M. Kent Stroman, a consultant in Bartlesville, Okla., and Phil L. Lakin, chief executive of the Tulsa Community Foundation, described the top seven reasons in a session today at the annual Association of Fundraising Professionals conference.
They are:
Not setting priorities correctly. “If you’re going to be successful, you have to have a sense of sequence,” said Mr. Stroman. “The results are rarely better than the plans.”
He described showing up at a meeting with trustees who were organizing a capital campaign. He was surprised to learn that the campaign had already begun, even though the organization had just approached him to provide consulting assistance. Worse, the trustees had kicked off the $1-million campaign with a bake sale in a city park. “A bake sale may be the right thing for a campaign, but it’s certainly not the first thing,” said Mr. Stroman. “There is no way you can eat enough cookies to raise $1-million.”
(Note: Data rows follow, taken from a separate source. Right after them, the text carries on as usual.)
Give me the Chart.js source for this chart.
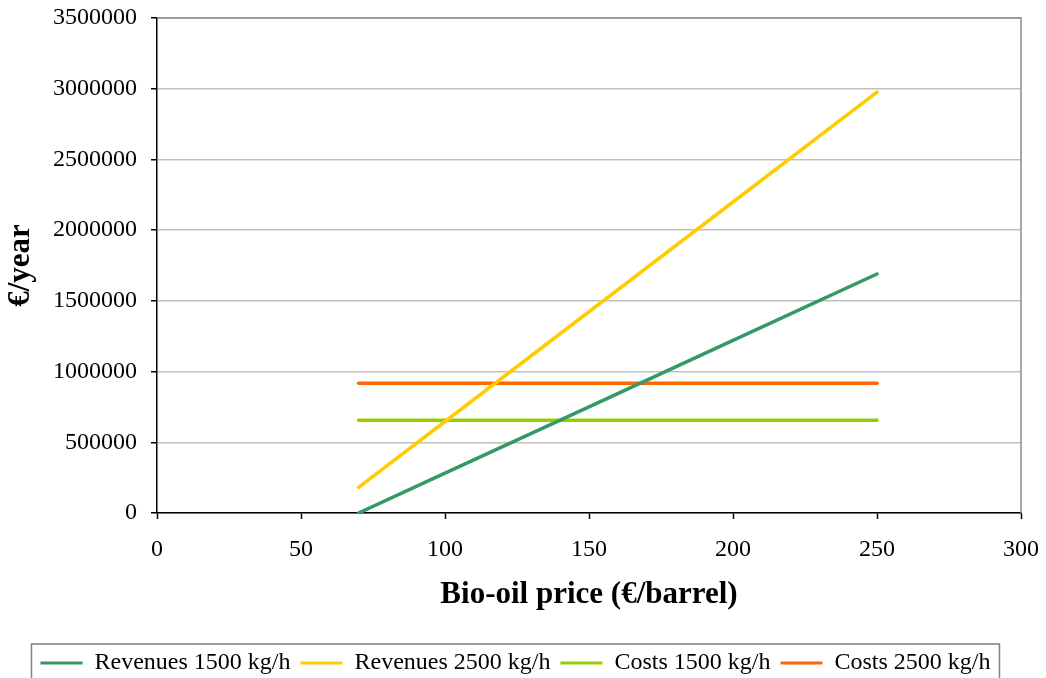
<!DOCTYPE html>
<html>
<head>
<meta charset="utf-8">
<script src="https://cdn.jsdelivr.net/npm/chart.js@4.4.1/dist/chart.umd.min.js"></script>
<style>
html,body{margin:0;padding:0;background:#fff;}
#wrap{width:1046px;height:678px;position:relative;overflow:hidden;}
</style>
</head>
<body>
<div id="wrap"><canvas id="c" width="1046" height="678"></canvas></div>
<script>
const prices = [70, 100, 150, 200, 250];
const revenues1500 = [0, 282000, 751000, 1221000, 1690000];
const revenues2500 = [181000, 647000, 1423000, 2199000, 2976000];
const costs1500 = [655000, 655000, 655000, 655000, 655000];
const costs2500 = [918000, 918000, 918000, 918000, 918000];
const seriesNames = ['Revenues 1500 kg/h', 'Revenues 2500 kg/h', 'Costs 1500 kg/h', 'Costs 2500 kg/h'];
const seriesColors = ['#339966', '#FFCC00', '#99CC00', '#FF6600'];
const xTitle = 'Bio-oil price (€/barrel)';
const yTitle = '€/year';

const FONT = "'Liberation Serif', serif";
const allSeries = [revenues1500, revenues2500, costs1500, costs2500];

const datasets = allSeries.map((vals, i) => ({
  label: seriesNames[i],
  data: prices.map((p, j) => ({x: p, y: vals[j]})),
  borderColor: seriesColors[i],
  backgroundColor: seriesColors[i],
  borderWidth: 3.5,
  pointRadius: 0,
  tension: 0,
  borderCapStyle: 'round'
}));

const framePlugin = {
  id: 'frame',
  beforeDatasetsDraw(chart) {
    const {ctx, chartArea: a} = chart;
    ctx.save();
    ctx.strokeStyle = '#8c8c8c';
    ctx.lineWidth = 1.5;
    ctx.beginPath();
    ctx.moveTo(a.left, a.top);
    ctx.lineTo(a.right, a.top);
    ctx.lineTo(a.right, a.bottom);
    ctx.stroke();
    ctx.restore();
  },
  afterDraw(chart) {
    const lg = chart.legend;
    if (!lg || !lg.legendHitBoxes || !lg.legendHitBoxes.length) return;
    const hb = lg.legendHitBoxes;
    const first = hb[0], last = hb[hb.length - 1];
    const ctx = chart.ctx;
    ctx.save();
    ctx.strokeStyle = '#808080';
    ctx.lineWidth = 1.5;
    const l = first.left - 9, r = last.left + last.width + 9;
    const t = first.top - 7;
    ctx.strokeRect(l, t, r - l, 60);
    ctx.restore();
  }
};

new Chart(document.getElementById('c'), {
  type: 'line',
  data: {datasets},
  plugins: [framePlugin],
  options: {
    responsive: false,
    animation: false,
    layout: {padding: {left: 10, right: 25, top: 18, bottom: -7}},
    plugins: {
      tooltip: {enabled: false},
      legend: {
        position: 'bottom',
        labels: {
          font: {family: FONT, size: 24},
          color: '#000',
          boxWidth: 42,
          boxHeight: 3,
          padding: 10,
          generateLabels(chart) {
            return chart.data.datasets.map((d, i) => ({
              text: d.label,
              fillStyle: d.borderColor,
              strokeStyle: d.borderColor,
              lineWidth: 0,
              hidden: false,
              datasetIndex: i,
              fontColor: '#000'
            }));
          }
        }
      }
    },
    scales: {
      x: {
        type: 'linear',
        min: 0, max: 300,
        ticks: {stepSize: 50, font: {family: FONT, size: 24}, color: '#000', padding: 16, maxRotation: 0},
        grid: {drawOnChartArea: false, tickLength: 6, tickColor: '#000', tickWidth: 1.5},
        border: {color: '#000', width: 1.5},
        title: {display: true, text: xTitle, font: {family: FONT, size: 31, weight: 'bold'}, color: '#000', padding: {top: 0, bottom: 27}},
        afterFit(s) { s.height = 128; s.paddingLeft = 0; s.paddingRight = 0; }
      },
      y: {
        min: 0, max: 3500000,
        ticks: {stepSize: 500000, font: {family: FONT, size: 24}, color: '#000', padding: 14,
          callback: v => String(v)},
        grid: {color: '#c0c0c0', lineWidth: 1.5, tickLength: 6, tickColor: '#000', tickWidth: 1.5},
        border: {color: '#000', width: 1.5},
        title: {display: true, text: yTitle, font: {family: FONT, size: 31, weight: 'bold'}, color: '#000', padding: {top: -8, bottom: 0}},
        afterFit(s) { s.width = 147; s.paddingTop = 0; s.paddingBottom = 0; }
      }
    }
  }
});
</script>
</body>
</html>
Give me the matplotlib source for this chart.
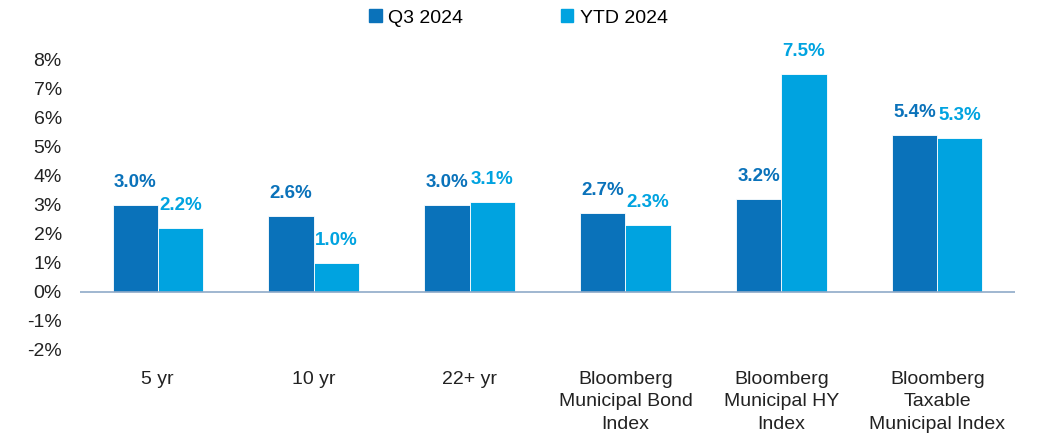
import matplotlib
matplotlib.use("Agg")
import matplotlib.pyplot as plt
import matplotlib.patches as patches
import numpy as np

plt.rcParams["font.family"] = ["Liberation Sans", "DejaVu Sans"]

categories = ["5 yr", "10 yr", "22+ yr", "Bloomberg\nMunicipal Bond\nIndex",
              "Bloomberg\nMunicipal HY\nIndex", "Bloomberg\nTaxable\nMunicipal Index"]
q3_2024 = [3.0, 2.6, 3.0, 2.7, 3.2, 5.4]
ytd_2024 = [2.2, 1.0, 3.1, 2.3, 7.5, 5.3]
series_names = ["Q3 2024", "YTD 2024"]

c_q3 = "#0A72BA"
c_ytd = "#00A3E0"

fig = plt.figure(figsize=(10.37, 4.38), dpi=100)
ax = fig.add_axes([0.077, 0.201, 0.902, 0.664])

x = np.arange(len(categories))
w = 0.29
b1 = ax.bar(x - w / 2, q3_2024, w, color=c_q3, edgecolor="white", linewidth=0.6, zorder=2)
b2 = ax.bar(x + w / 2, ytd_2024, w, color=c_ytd, edgecolor="white", linewidth=0.6, zorder=2)

# Подписи значений над столбцами
for bars, vals, col in [(b1, q3_2024, c_q3), (b2, ytd_2024, c_ytd)]:
    for bar, v in zip(bars, vals):
        ax.annotate(f"{v:.1f}%", (bar.get_x() + bar.get_width() / 2, v),
                    xytext=(0, 10), textcoords="offset points",
                    ha="center", va="bottom", fontsize=13.5,
                    fontweight="bold", color=col)

ax.axhline(0, color="#8FAAC8", linewidth=1.2, zorder=3)

ax.set_xlim(-0.5, len(categories) - 0.5)
ax.set_ylim(-2, 8)
ax.set_yticks(range(-2, 9))
ax.set_yticklabels([f"{t}%" for t in range(-2, 9)], fontsize=14, color="#222222")
ax.set_xticks(x)
ax.set_xticklabels(categories, fontsize=14, color="#222222", linespacing=1.42)
ax.tick_params(axis="both", length=0)
ax.tick_params(axis="x", pad=15)
ax.tick_params(axis="y", pad=13)
for s in ax.spines.values():
    s.set_visible(False)

handles = [patches.Patch(color=c_q3), patches.Patch(color=c_ytd)]
fig.legend(handles, series_names, loc="center", bbox_to_anchor=(0.5, 0.959),
           ncol=2, frameon=False, fontsize=14, handlelength=0.65,
           handleheight=0.65, handletextpad=0.35, columnspacing=5.0)

fig.savefig("out.png", dpi=100)
plt.close(fig)
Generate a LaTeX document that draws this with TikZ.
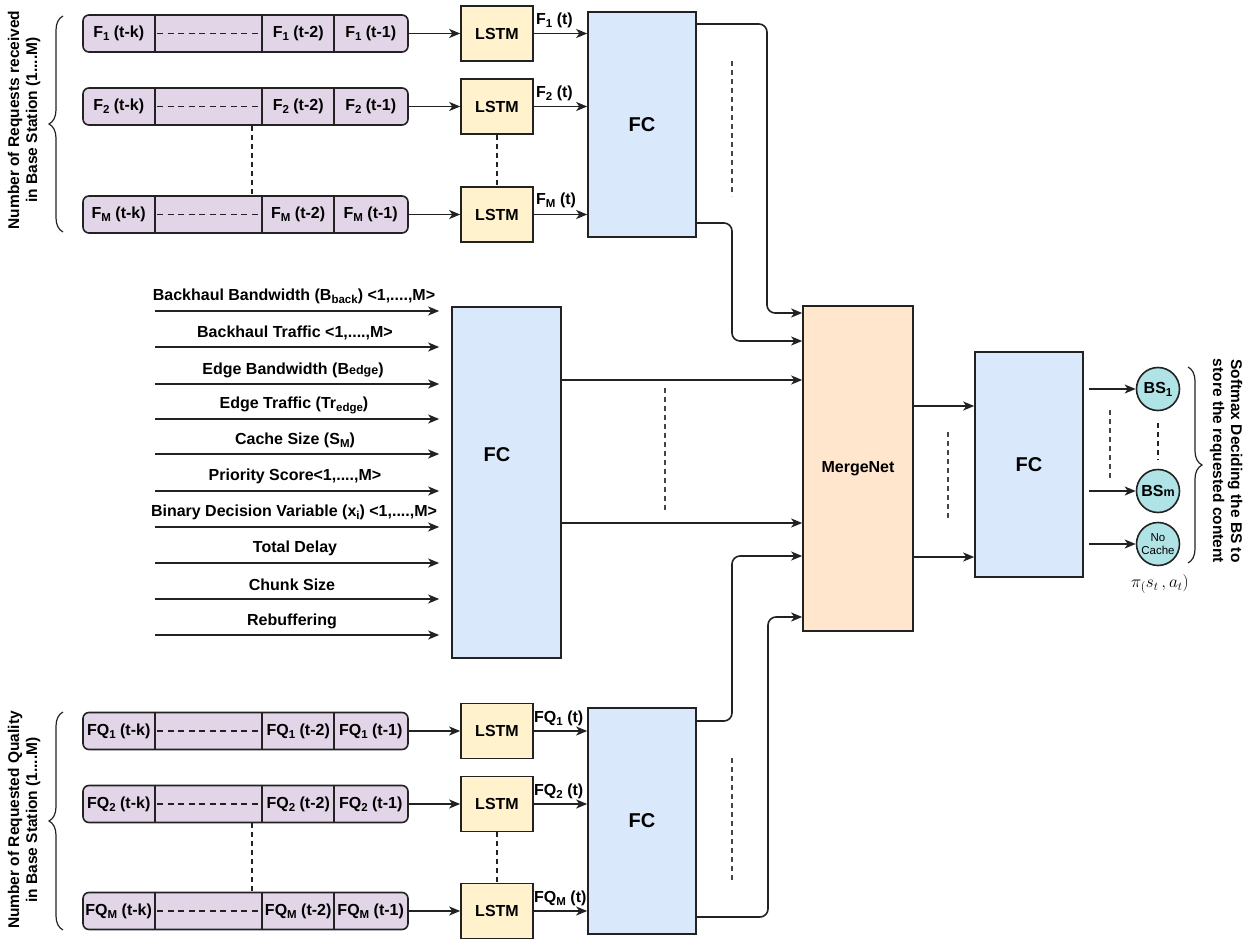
\documentclass[tikz,border=0pt]{standalone}
\usepackage{fontspec}
\setmainfont{Liberation Sans}
\usetikzlibrary{arrows.meta,decorations.pathreplacing}

\definecolor{linec}{HTML}{222222}
\definecolor{dashc}{HTML}{444444}
\definecolor{rowfill}{HTML}{E1D5E7}
\definecolor{lstmfill}{HTML}{FFF2CC}
\definecolor{fcfill}{HTML}{DAE8FC}
\definecolor{mergefill}{HTML}{FFE6CC}
\definecolor{outfill}{HTML}{B0E3E6}

% lowered small index and small inline text
\newcommand\dn[1]{\raisebox{-0.35ex}{\fontsize{11.5}{11.5}\selectfont #1}}
\newcommand\smtxt[1]{{\fontsize{12.5}{12.5}\selectfont #1}}

% one time-series row: name, y, symbol, index
\newcommand\seqrow[4]{%
  \node[rowbox] (#1) at (245.5,#2) {};
  \draw[ln] ([xshift=73pt]#1.north west) -- ([xshift=73pt]#1.south west);
  \draw[ln] ([xshift=180pt]#1.north west) -- ([xshift=180pt]#1.south west);
  \draw[ln] ([xshift=252pt]#1.north west) -- ([xshift=252pt]#1.south west);
  \draw[cellgap] ([xshift=75pt]#1.west) -- ([xshift=178pt]#1.west);
  \node (#1a) at ([xshift=36.5pt]#1.west) {#3\dn{#4} (t-k)};
  \node (#1b) at ([xshift=216pt]#1.west) {#3\dn{#4} (t-2)};
  \node (#1c) at ([xshift=288.5pt]#1.west) {#3\dn{#4} (t-1)};
}

\begin{document}
\begin{tikzpicture}[x=1pt,y=-1pt,
  every node/.style={font=\bfseries\fontsize{16}{18.5}\selectfont, inner sep=1pt},
  ln/.style={draw=linec, line width=1.6pt},
  arr/.style={ln, -{Stealth[length=11pt,width=9pt,inset=3pt]}},
  elbow/.style={arr, rounded corners=8pt},
  cellgap/.style={draw=linec, line width=1.3pt, dash pattern=on 6pt off 4.5pt},
  vgap/.style={draw=linec, line width=1.4pt, dash pattern=on 5pt off 4pt},
  layergap/.style={draw=dashc, line width=2pt, dash pattern=on 5pt off 4pt},
  rowbox/.style={ln, fill=rowfill, rounded corners=6pt, minimum width=325pt, minimum height=37pt, inner sep=0pt},
  lstmbox/.style={ln, fill=lstmfill, minimum width=72pt, minimum height=55pt, inner sep=0pt},
  fcbox/.style={ln, fill=fcfill, minimum width=108pt, inner sep=0pt, font=\bfseries\fontsize{20}{24}\selectfont},
  mergebox/.style={ln, fill=mergefill, minimum width=110pt, minimum height=325pt, inner sep=0pt, font=\bfseries\fontsize{16}{19}\selectfont},
  outnode/.style={circle, ln, fill=outfill, minimum size=43pt, inner sep=0pt},
  brc/.style={draw=linec, line width=1.2pt, decorate, decoration={brace, amplitude=14pt}},
  side/.style={align=center, font=\bfseries\fontsize{15.5}{18}\selectfont}
]
\useasboundingbox (0,0) rectangle (1251,939);

% ---------- request-count sequences ----------
\seqrow{r1}{33.5}{F}{1}
\seqrow{r2}{106.5}{F}{2}
\seqrow{rm}{214.5}{F}{M}
\node[lstmbox] (l1) at (497,33.5) {LSTM};
\node[lstmbox] (l2) at (497,106.5) {LSTM};
\node[lstmbox] (lm) at (497,214.5) {LSTM};
\node[fcbox, minimum height=225pt] (fc1) at (642,124.5) {FC};
\foreach \r/\l in {r1/l1, r2/l2, rm/lm} \draw[arr] (\r.east) -- (\l.west);
\draw[arr] (l1.east) -- (l1.east -| fc1.west);
\draw[arr] (l2.east) -- (l2.east -| fc1.west);
\draw[arr] (lm.east) -- (lm.east -| fc1.west);
\node[anchor=west] (o1) at (535,20) {F\dn{1} (t)};
\node[anchor=west] (o2) at (535,93) {F\dn{2} (t)};
\node[anchor=west] (om) at (535,200) {F\dn{M} (t)};
\draw[vgap] ([xshift=6.5pt]r2.south) -- ([xshift=6.5pt]rm.north);
\draw[vgap] (l2.south) -- (lm.north);
\draw[layergap] (732,61) -- (732,196);
\draw[brc] (63,232) -- (63,16);
\node[side, rotate=90] (reqlbl) at (24,120) {Number of Requests received\\in Base Station (1....M)};

% ---------- requested-quality sequences ----------
\seqrow{q1}{731}{FQ}{1}
\seqrow{q2}{804}{FQ}{2}
\seqrow{qm}{911}{FQ}{M}
\node[lstmbox] (k1) at (497,731) {LSTM};
\node[lstmbox] (k2) at (497,804) {LSTM};
\node[lstmbox] (km) at (497,911) {LSTM};
\node[fcbox, minimum height=226pt] (fc3) at (642,821) {FC};
\foreach \r/\l in {q1/k1, q2/k2, qm/km} \draw[arr] (\r.east) -- (\l.west);
\draw[arr] (k1.east) -- (k1.east -| fc3.west);
\draw[arr] (k2.east) -- (k2.east -| fc3.west);
\draw[arr] (km.east) -- (km.east -| fc3.west);
\node[anchor=west] (p1) at (533,718) {FQ\dn{1} (t)};
\node[anchor=west] (p2) at (533,791) {FQ\dn{2} (t)};
\node[anchor=west] (pm) at (533,898) {FQ\dn{M} (t)};
\draw[vgap] ([xshift=6.5pt]q2.south) -- ([xshift=6.5pt]qm.north);
\draw[vgap] (k2.south) -- (km.north);
\draw[layergap] (732,758) -- (732,880);
\draw[brc] (63,930) -- (63,712);
\node[side, rotate=90] (qlbl) at (24,820) {Number of Requested Quality\\in Base Station (1....M)};

% ---------- scalar state inputs ----------
\node[fcbox, minimum width=109pt, minimum height=351pt] (fcm) at (506.5,482.5) {};
\node[font=\bfseries\fontsize{20}{24}\selectfont] (fcmt) at (497,455) {FC};
\foreach \i/\y in {1/311,2/347,3/384,4/419,5/454,6/491,7/527,8/563,9/599,10/635}{
  \coordinate (in\i) at (155,\y);
  \draw[arr, shorten >=12pt] (in\i) -- (in\i -| fcm.west);
}
\node (t1) at (294,296) {Backhaul Bandwidth (B\dn{back}) <1,....,M>};
\node (t2) at (295,333) {Backhaul Traffic <1,....,M>};
\node (t3) at (293,370) {Edge Bandwidth (B\smtxt{edge})};
\node (t4) at (294,405) {Edge Traffic (Tr\dn{edge})};
\node (t5) at (295,440) {Cache Size (S\dn{M})};
\node (t6) at (295,476) {Priority Score<1,....,M>};
\node (t7) at (294,512) {Binary Decision Variable (x\dn{i}) <1,....,M>};
\node (t8) at (295,548) {Total Delay};
\node (t9) at (292,585) {Chunk Size};
\node (t10) at (292,621) {Rebuffering};

% ---------- merge and output ----------
\node[mergebox] (merge) at (858,468.5) {MergeNet};
\draw[elbow] (fc1.east |- 0,24) -- (767,24) -- (767,313) -- (merge.west |- 0,313);
\draw[elbow] (fc1.east |- 0,223) -- (732,223) -- (732,341) -- (merge.west |- 0,341);
\draw[arr] (fcm.east |- 0,380) -- (merge.west |- 0,380);
\draw[arr] (fcm.east |- 0,523) -- (merge.west |- 0,523);
\draw[layergap] (665,388) -- (665,512);
\draw[elbow] (fc3.east |- 0,721) -- (732,721) -- (732,556) -- (merge.west |- 0,556);
\draw[elbow] (fc3.east |- 0,917) -- (768,917) -- (768,617) -- (merge.west |- 0,617);

\node[fcbox, minimum height=225pt] (fcr) at (1029,464.5) {FC};
\draw[arr] (merge.east |- 0,406) -- (fcr.west |- 0,406);
\draw[arr] (merge.east |- 0,557) -- (fcr.west |- 0,557);
\draw[layergap] (948,432) -- (948,520);

\node[outnode] (bs1) at (1158,389) {BS\dn{1}};
\node[outnode] (bsm) at (1158,491) {BS\smtxt{m}};
\node[outnode, align=center, font=\mdseries\fontsize{11.5}{12.5}\selectfont] (nc) at (1158,544) {No\\Cache};
\draw[arr, shorten <=5pt] (fcr.east |- bs1) -- (bs1);
\draw[arr, shorten <=5pt] (fcr.east |- bsm) -- (bsm);
\draw[arr, shorten <=5pt] (fcr.east |- nc) -- (nc);
\draw[layergap] (1110,410) -- (1110,480);
\draw[vgap, shorten <=12pt, shorten >=9pt] (bs1.south) -- (bsm.north);
\draw[brc] (1188,367) -- (1188,563);
\node[side, rotate=-90] (softlbl) at (1226,461) {Softmax Deciding the BS to\\store the requested content};
\node[font=\mdseries\fontsize{17}{20}\selectfont] (pol) at (1160,584) {$\pi_( s_t\, , a_t)$};
\end{tikzpicture}
\end{document}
“Crazy goals.” Do a feasibility study, the fund raisers said. Know your prospects, and learn if previous donors are ready to increase their gifts.
One big-gift syndrome. “Just because you’ve got one big gift,” said Mr. Stroman, “doesn’t mean you’re ready.” He also said that a “can’t do approach” and confusion over an organization’s mission can keep it from being ready for a capital campaign.
Thinking you need to know everything. “We can be paralyzed,” said Mr. Lakin. “There can be a tendency to think you need to know it all before you go out there and run the campaign.”
Impatience. On the other side of the spectrum are groups that jump in before they do enough planning, the fund raisers said. And there are no do-overs, they said. Said Mr. Stroman: “Can you imagine going back to your lead donors and saying, We kind of messed this up, can we start over? We’re going to go back and ask you for gifts that are two to three times as much.”
“Fuzzy goals.” Everyone with the organization needs to be clear about the timeline and the financial goals, they said. Mr. Stroman recalled interviewing board members of an organization about its previous capital campaign. None of them gave the same answer about what the campaign goal was and whether it had been met, he said.
“Leadership deficit.” The chief executive, the board chair, and the campaign chair are the three most important people to the success of a campaign, the fund raisers said. With a board chair, “you can patch, you can cover up” if that person is not ideal, said Mr. Stroman. “But with the campaign chair, you have to hire up.”
The fund raisers stressed the importance of getting the right person as campaign chair, particularly if some other leadership was weak. Mr. Lakin said to watch out for people who are “overused, overworked, who’ve had their hands out too many times.” But also be careful about campaign chairs who’ve never led a campaign before, he said. It can work, he said, but it’s risky.